··· Dataset extract ···
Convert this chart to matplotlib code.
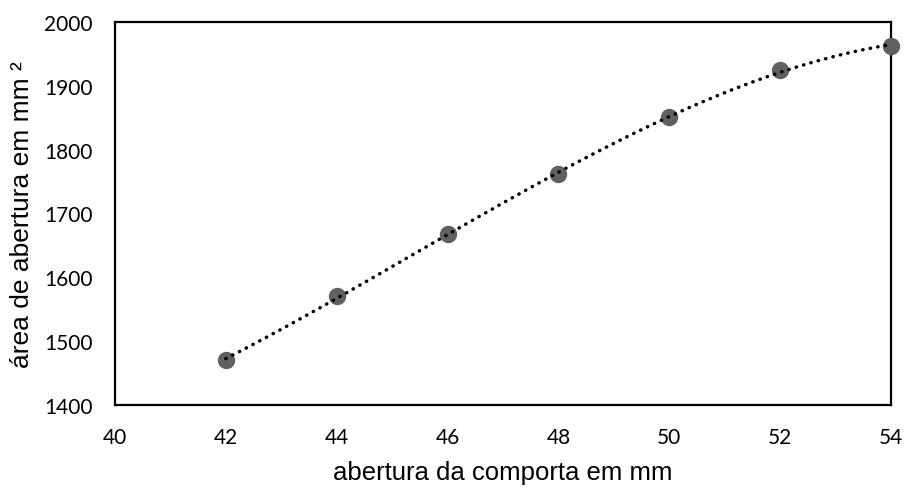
import numpy as np
import matplotlib.pyplot as plt

# data
abertura = [42, 44, 46, 48, 50, 52, 54]
area = [1471, 1570, 1667, 1761, 1851, 1925, 1963]
x_ticks = [40, 42, 44, 46, 48, 50, 52, 54]
y_ticks = [1400, 1500, 1600, 1700, 1800, 1900, 2000]

fig = plt.figure(figsize=(9.05, 4.89), dpi=100)
ax = fig.add_axes([0.127, 0.170, 0.8575, 0.783])

# polynomial trendline (order 3) through the points
coef = np.polyfit(abertura, area, 3)
xs = np.linspace(abertura[0], abertura[-1], 200)
ax.plot(abertura, area, 'o', color='#606060', markersize=11.5, zorder=3, clip_on=False)
ax.plot(xs, np.polyval(coef, xs), color='black', linestyle=(0, (0.1, 2.1)),
        linewidth=2.5, dash_capstyle='round', zorder=4, clip_on=False)

ax.set_xlim(40, 54)
ax.set_ylim(1400, 2000)
ax.set_xticks(x_ticks)
ax.set_yticks(y_ticks)
ax.tick_params(axis='x', length=0, pad=16)
ax.tick_params(axis='y', length=0, pad=16)
for lbl in ax.get_xticklabels() + ax.get_yticklabels():
    lbl.set_fontfamily('Lato')
    lbl.set_fontsize(15)

for s in ax.spines.values():
    s.set_linewidth(1.6)
    s.set_color('black')

ax.set_xlabel('abertura da comporta em mm', fontsize=18.5, family='Liberation Sans', labelpad=9)
ax.set_ylabel('área de abertura em mm ²', fontsize=19, family='Liberation Sans', labelpad=7)

fig.savefig('out.png', dpi=100)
···
Exercise prompt: Repeat the data exactly in full, omitting its pictures.

Answer to this problem:
Convert this chart to matplotlib code.
import numpy as np
import matplotlib.pyplot as plt

# data
abertura = [42, 44, 46, 48, 50, 52, 54]
area = [1471, 1570, 1667, 1761, 1851, 1925, 1963]
x_ticks = [40, 42, 44, 46, 48, 50, 52, 54]
y_ticks = [1400, 1500, 1600, 1700, 1800, 1900, 2000]

fig = plt.figure(figsize=(9.05, 4.89), dpi=100)
ax = fig.add_axes([0.127, 0.170, 0.8575, 0.783])

# polynomial trendline (order 3) through the points
coef = np.polyfit(abertura, area, 3)
xs = np.linspace(abertura[0], abertura[-1], 200)
ax.plot(abertura, area, 'o', color='#606060', markersize=11.5, zorder=3, clip_on=False)
ax.plot(xs, np.polyval(coef, xs), color='black', linestyle=(0, (0.1, 2.1)),
        linewidth=2.5, dash_capstyle='round', zorder=4, clip_on=False)

ax.set_xlim(40, 54)
ax.set_ylim(1400, 2000)
ax.set_xticks(x_ticks)
ax.set_yticks(y_ticks)
ax.tick_params(axis='x', length=0, pad=16)
ax.tick_params(axis='y', length=0, pad=16)
for lbl in ax.get_xticklabels() + ax.get_yticklabels():
    lbl.set_fontfamily('Lato')
    lbl.set_fontsize(15)

for s in ax.spines.values():
    s.set_linewidth(1.6)
    s.set_color('black')

ax.set_xlabel('abertura da comporta em mm', fontsize=18.5, family='Liberation Sans', labelpad=9)
ax.set_ylabel('área de abertura em mm ²', fontsize=19, family='Liberation Sans', labelpad=7)

fig.savefig('out.png', dpi=100)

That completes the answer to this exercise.